Here, Plaintiff's Amended Complaint, accepted as true, contains these essential ingredients. Indeed, in filing the Amended Complaint, Plaintiff critically supplemented his pleading by providing the basis for his position that Defendant miscalculated his retirement benefit. Plaintiff now specifically alleges that, in calculating his retirement benefit, Defendant "incorrectly docked" him by "113.5 vacation days [in order] to offset the comp time Defendants had already paid the Plaintiff, " and mislabeled this comp time as "excess vacation time." (Am. Compl. at ¶¶ 7-8, 21-24.) As a result, Plaintiff submits that Defendant's calculation inappropriately amounted to a "negative balance." (Id. at ¶ 21.) Plaintiff then explains the basis for his claimed entitlement to a different calculation, and provides a detailed breakdown of his own benefit calculation, together with supporting documentation. (See id. at ¶¶ 6, 29-35; see also Exs. C & D to Am. Compl.)

In connection with his claimed calculation, Plaintiff's Amended Complaint therefore makes plain that he only relies upon Defendant's duty coverage policy decision, to the extent the decision constituted a factor potentially taken into account-and applied retroactively-at the time of his retirement benefit calculation in 2010 (long after the policy decision and the parties' settlement).[9]

For these reasons, the Court finds Plaintiff's allegations, accepted as true, sufficient to state viable claims under the calculation exception.
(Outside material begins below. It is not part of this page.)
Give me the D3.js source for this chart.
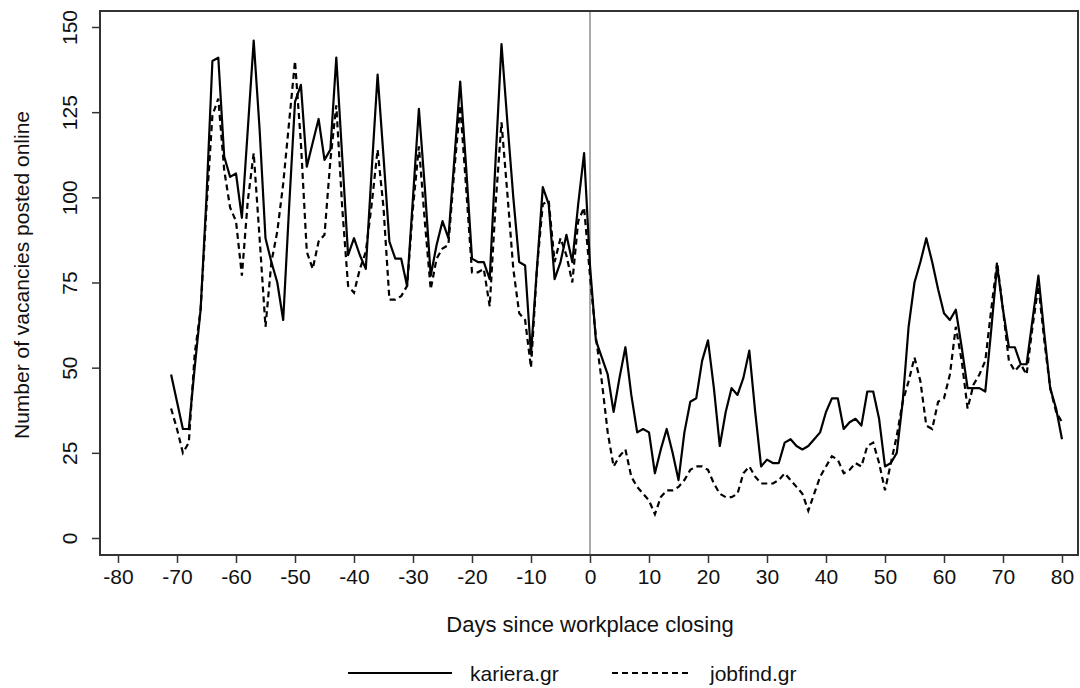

The Court therefore turns to Defendant's alternative position concerning the Court's subject matter jurisdiction.

B. The Court possesses Diversity Jurisdiction over Plaintiff's Amended Complaint

Defendant alternatively argues that Plaintiff's Amended Complaint fails to state a claim for miscalculated severance pay, sick time, and/or college credits, because he purportedly provides only "legal conclusions, " and fails to articulate any facts regarding why Defendant's calculations in these respects proved inadequate.[10] (Def.'s Br. at 10; see also Def.'s Reply at 4.)

Critically, although the body of Plaintiff's Amended Complaint fails, on its face, to state the basis for Plaintiff's position on the inaccuracy of Defendant's calculation of sick time and/or college credits (and instead summarizes the calculation at paragraph 26), Exhibit D to Plaintiff's Amended Complaint plainly discloses Plaintiff's theory. Indeed, in bold lettering at the top of the Exhibit, Plaintiff alleges that Defendant "[i]ncorrectly calculated" his daily based upon "8 hr days" for the entire period of his employment, rather than for "21 yrs of 12 hr shifts" and "7 yrs of 8 hr shifts." (Ex. D to Am. Compl.) This allegation, in turn, provides ample notice of the basis for Plaintiff's claimed entitlement to a sick time and college credit rate greater than that calculated by Defendant.[11]
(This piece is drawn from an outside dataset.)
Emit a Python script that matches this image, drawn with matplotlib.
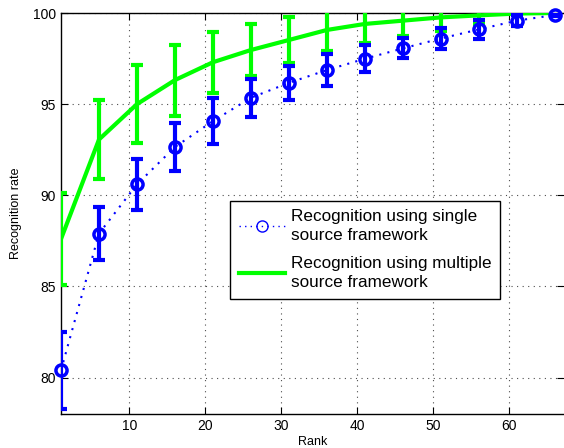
import matplotlib
matplotlib.use("Agg")
import matplotlib.pyplot as plt
from matplotlib.lines import Line2D

plt.rcParams['font.family'] = ['Liberation Sans', 'DejaVu Sans']

rank = [1, 6, 11, 16, 21, 26, 31, 36, 41, 46, 51, 56, 61, 66]
single_mean = [80.4, 87.9, 90.6, 92.65, 94.07, 95.35, 96.17, 96.87, 97.49, 98.06, 98.6, 99.1, 99.58, 99.89]
single_err = [2.1, 1.45, 1.4, 1.32, 1.25, 1.05, 0.92, 0.88, 0.75, 0.55, 0.55, 0.52, 0.32, 0.05]
multi_mean = [87.6, 93.06, 95.0, 96.32, 97.3, 97.97, 98.52, 99.07, 99.4, 99.58, 99.76, 99.87, 99.97, 100.0]
multi_err = [2.5, 2.15, 2.12, 1.95, 1.68, 1.45, 1.28, 1.17, 1.03, 0.84, 0.73, 0.47, 0.08, 0.02]

label_single = "Recognition using single\nsource framework"
label_multi = "Recognition using multiple\nsource framework"

fig = plt.figure(figsize=(5.64, 4.48), dpi=100)
ax = fig.add_axes([61/564, 1-414/448, 1-61/564, (414-13)/448])

ax.errorbar(rank, multi_mean, yerr=multi_err, color=(0, 1, 0), lw=3,
            elinewidth=3, capsize=4, capthick=3, zorder=3)
ax.errorbar(rank, single_mean, yerr=single_err, color=(0, 0, 1), lw=1.5,
            linestyle=(0, (1, 3)), marker='none', ecolor=(0, 0, 1), elinewidth=3,
            capsize=4, capthick=3, zorder=4)
ax.plot(rank, single_mean, linestyle='none', marker='o', markersize=8,
        mfc='none', mec=(0, 0, 1), mew=2.5, clip_on=False, zorder=5)

ax.set_xlim(1, 67.2)
ax.set_ylim(78, 100)
ax.set_xticks([10, 20, 30, 40, 50, 60])
ax.set_yticks([80, 85, 90, 95, 100])
ax.tick_params(direction='in', length=5, top=True, right=True, labelsize=10)
ax.grid(True, linestyle=(0, (1, 4)), color='black', lw=0.8, alpha=0.7)
ax.spines['right'].set_visible(False)
for s in ['left', 'top', 'bottom']:
    ax.spines[s].set_linewidth(1)

ax.set_xlabel("Rank", fontsize=9, labelpad=2)
ax.set_ylabel("Recognition rate", fontsize=9, labelpad=8)

h1 = Line2D([], [], color=(0, 0, 1), lw=1, linestyle=(0, (1, 3)), marker='o',
            markersize=8, mfc='none', mew=1)
h2 = Line2D([], [], color=(0, 1, 0), lw=3)
leg = ax.legend([h1, h2], [label_single, label_multi], loc='upper left',
                bbox_to_anchor=(0.336, 0.532), borderaxespad=0,
                fancybox=False, framealpha=1, edgecolor='black',
                handlelength=2.7, labelspacing=0.75, borderpad=0.5,
                handletextpad=0.35, prop={'size': 12.3})
leg.get_frame().set_linewidth(1)
for t in leg.get_texts():
    t.set_linespacing(1.35)

fig.savefig("out.png", dpi=100)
With respect to severance pay, there is no dispute concerning Plaintiff's entitlement to a severance pay calculation in the amount of $24, 410.28. (Compare Am. Compl. at ¶ 26, with Ex. A to Am. Compl. (setting forth Defendant's calculation of severance pay).) Rather, severance pay only arises in this litigation to the extent that such payment fell within Defendant's overall calculation of Plaintiff's retirement benefit. (See Ex. A to Am. Compl.) Consequently, although the claim for severance pay is not expressly permitted under the exception, it is fairly included as a component of the claims.

For all of these reasons, the Court finds that Plaintiff's Amended Complaint states plausible claims for miscalculated sick time, college credits, and severance pay.[12]


For all of these reasons, Defendant's motion to dismiss will be denied. Defendant shall answer the Amended Complaint within fourteen (14) days of the entry of the accompanying Order.